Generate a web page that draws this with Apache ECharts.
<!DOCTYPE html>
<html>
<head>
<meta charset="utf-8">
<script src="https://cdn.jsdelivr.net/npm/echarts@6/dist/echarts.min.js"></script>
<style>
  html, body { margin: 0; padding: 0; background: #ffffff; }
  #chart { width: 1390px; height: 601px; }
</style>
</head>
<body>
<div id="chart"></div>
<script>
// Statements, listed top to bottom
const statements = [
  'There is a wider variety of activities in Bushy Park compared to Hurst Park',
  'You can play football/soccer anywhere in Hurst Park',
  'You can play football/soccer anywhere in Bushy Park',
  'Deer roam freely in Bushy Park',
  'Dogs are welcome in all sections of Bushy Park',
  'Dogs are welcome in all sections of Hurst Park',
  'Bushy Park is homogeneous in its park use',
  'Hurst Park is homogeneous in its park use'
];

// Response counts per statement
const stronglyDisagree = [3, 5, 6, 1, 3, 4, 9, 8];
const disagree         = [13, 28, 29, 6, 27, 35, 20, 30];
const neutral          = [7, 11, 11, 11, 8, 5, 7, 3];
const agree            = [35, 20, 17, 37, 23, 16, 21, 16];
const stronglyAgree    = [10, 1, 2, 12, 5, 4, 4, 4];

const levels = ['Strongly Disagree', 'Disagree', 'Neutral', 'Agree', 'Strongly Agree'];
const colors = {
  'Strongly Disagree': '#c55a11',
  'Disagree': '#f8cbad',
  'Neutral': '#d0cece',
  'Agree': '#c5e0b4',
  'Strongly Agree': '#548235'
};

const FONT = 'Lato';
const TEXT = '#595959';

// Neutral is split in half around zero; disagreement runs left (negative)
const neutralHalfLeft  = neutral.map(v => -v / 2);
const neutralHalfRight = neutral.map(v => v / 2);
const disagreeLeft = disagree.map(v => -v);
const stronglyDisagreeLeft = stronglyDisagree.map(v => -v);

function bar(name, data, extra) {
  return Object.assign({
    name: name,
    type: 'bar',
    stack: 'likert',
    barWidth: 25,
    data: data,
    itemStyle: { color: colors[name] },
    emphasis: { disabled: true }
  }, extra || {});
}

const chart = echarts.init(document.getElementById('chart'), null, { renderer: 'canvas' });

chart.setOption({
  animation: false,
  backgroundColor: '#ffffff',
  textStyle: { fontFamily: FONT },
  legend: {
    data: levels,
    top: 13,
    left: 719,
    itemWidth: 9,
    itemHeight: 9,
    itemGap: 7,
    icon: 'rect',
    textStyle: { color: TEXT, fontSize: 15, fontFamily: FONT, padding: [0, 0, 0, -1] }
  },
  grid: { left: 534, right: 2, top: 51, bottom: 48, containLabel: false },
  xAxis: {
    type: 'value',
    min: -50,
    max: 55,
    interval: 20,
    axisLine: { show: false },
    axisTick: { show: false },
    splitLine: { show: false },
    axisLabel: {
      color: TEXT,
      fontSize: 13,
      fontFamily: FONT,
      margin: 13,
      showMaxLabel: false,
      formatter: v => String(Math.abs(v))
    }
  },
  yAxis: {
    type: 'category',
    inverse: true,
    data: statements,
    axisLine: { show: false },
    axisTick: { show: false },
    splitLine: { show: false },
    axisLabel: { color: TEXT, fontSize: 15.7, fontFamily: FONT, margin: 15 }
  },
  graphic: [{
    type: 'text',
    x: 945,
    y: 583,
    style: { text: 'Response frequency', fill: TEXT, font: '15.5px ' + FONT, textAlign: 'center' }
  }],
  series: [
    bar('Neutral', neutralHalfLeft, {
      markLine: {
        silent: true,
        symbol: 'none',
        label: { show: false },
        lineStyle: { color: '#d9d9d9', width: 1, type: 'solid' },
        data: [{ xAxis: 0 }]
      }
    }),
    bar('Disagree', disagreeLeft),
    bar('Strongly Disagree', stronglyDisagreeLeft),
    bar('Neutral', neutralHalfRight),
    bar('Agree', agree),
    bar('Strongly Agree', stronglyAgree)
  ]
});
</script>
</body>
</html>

* * *

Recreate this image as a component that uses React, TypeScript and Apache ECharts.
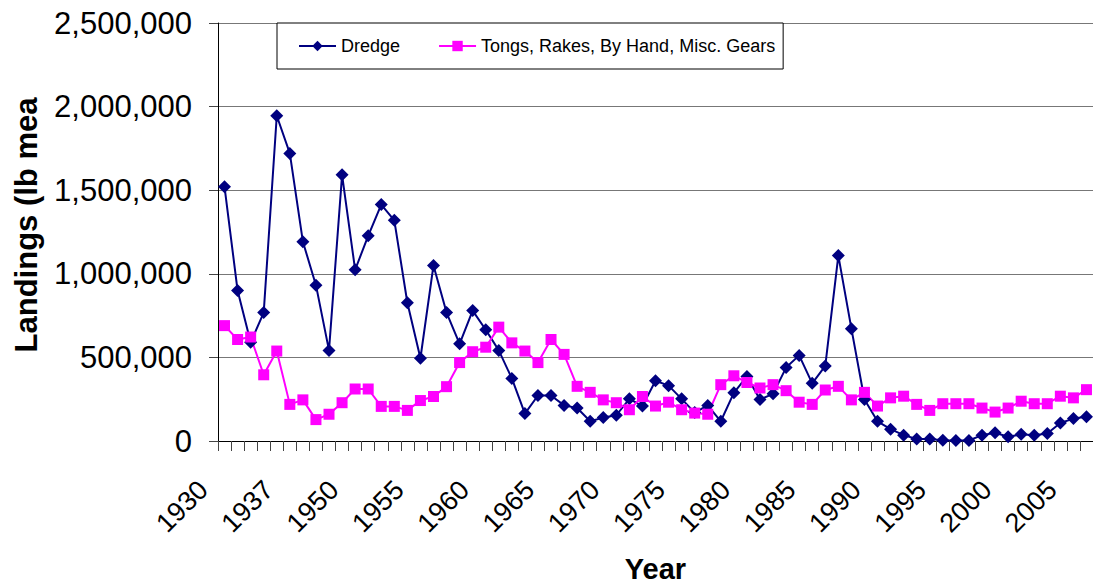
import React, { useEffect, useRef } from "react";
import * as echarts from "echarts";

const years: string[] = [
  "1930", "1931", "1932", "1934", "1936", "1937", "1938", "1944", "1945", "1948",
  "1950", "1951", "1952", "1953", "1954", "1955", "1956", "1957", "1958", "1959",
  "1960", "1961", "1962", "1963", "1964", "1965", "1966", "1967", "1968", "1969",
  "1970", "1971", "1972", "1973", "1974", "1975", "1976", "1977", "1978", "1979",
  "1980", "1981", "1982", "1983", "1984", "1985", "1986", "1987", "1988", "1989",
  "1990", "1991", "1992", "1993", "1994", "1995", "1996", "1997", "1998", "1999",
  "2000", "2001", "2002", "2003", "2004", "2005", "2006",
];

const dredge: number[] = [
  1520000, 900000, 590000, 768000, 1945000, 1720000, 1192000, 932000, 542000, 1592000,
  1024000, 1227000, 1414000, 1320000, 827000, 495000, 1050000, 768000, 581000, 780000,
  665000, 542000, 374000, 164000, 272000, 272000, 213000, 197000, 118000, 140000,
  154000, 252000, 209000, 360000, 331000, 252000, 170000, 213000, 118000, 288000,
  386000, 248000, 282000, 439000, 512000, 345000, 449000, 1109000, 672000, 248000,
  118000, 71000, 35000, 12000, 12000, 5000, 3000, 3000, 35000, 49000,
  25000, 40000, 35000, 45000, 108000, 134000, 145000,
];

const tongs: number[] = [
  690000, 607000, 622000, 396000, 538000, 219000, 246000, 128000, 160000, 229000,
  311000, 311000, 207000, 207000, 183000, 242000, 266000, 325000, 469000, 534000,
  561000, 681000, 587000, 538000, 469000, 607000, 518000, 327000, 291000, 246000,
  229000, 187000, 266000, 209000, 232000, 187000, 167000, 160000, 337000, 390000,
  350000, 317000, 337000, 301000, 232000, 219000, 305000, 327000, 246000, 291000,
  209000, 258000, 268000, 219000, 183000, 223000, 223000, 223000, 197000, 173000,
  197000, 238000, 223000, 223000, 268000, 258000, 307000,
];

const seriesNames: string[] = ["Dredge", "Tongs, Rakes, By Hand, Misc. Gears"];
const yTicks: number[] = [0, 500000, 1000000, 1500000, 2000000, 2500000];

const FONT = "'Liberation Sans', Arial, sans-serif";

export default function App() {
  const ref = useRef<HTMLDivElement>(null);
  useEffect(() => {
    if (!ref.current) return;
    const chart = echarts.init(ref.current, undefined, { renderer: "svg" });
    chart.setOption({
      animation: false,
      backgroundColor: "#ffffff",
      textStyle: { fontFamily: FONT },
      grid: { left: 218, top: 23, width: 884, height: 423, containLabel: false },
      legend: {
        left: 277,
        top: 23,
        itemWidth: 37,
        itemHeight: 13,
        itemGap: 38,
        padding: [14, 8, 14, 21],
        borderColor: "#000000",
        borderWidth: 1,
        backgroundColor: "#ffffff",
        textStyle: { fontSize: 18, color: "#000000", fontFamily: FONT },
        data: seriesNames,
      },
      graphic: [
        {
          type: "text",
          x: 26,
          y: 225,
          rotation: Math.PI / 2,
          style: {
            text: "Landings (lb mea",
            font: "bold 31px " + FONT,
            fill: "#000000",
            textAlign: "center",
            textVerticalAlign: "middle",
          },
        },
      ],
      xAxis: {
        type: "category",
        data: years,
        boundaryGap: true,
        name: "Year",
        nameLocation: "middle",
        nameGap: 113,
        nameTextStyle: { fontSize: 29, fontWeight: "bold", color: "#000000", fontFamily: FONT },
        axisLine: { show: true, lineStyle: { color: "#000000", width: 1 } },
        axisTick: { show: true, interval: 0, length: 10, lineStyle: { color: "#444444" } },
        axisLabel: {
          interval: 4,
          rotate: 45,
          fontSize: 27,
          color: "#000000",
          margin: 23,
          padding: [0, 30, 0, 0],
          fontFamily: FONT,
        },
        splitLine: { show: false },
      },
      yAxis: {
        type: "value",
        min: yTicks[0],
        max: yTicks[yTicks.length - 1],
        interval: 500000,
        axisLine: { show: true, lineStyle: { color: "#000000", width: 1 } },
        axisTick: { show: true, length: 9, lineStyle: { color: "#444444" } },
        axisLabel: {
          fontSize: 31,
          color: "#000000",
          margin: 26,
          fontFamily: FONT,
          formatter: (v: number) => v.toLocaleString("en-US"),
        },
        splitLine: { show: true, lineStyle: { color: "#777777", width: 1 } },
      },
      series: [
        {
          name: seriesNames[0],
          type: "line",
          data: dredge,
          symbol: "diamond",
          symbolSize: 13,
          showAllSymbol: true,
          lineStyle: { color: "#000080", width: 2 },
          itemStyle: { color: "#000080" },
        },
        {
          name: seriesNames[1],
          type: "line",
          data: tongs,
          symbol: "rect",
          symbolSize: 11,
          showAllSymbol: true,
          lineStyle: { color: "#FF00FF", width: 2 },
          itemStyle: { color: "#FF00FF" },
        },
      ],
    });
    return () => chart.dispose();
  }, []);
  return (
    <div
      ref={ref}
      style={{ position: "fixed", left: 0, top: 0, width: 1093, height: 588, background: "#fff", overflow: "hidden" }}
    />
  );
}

---

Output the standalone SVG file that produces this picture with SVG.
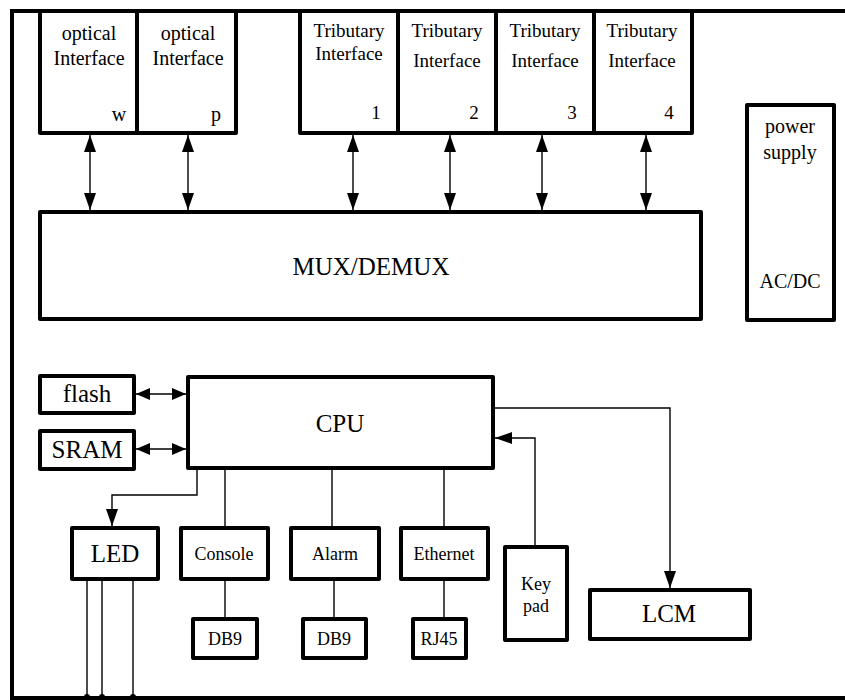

**WHAT IS EXPECTED:** Leave the pictures out, then copy word for word only the lines from the one containing "Recreate this image" through the one containing "import * as", both included.

**RESULT BELOW:**
Recreate this image as a component that uses React, TypeScript and Apache ECharts.
import React, { useEffect, useRef } from "react";
import * as echarts from "echarts";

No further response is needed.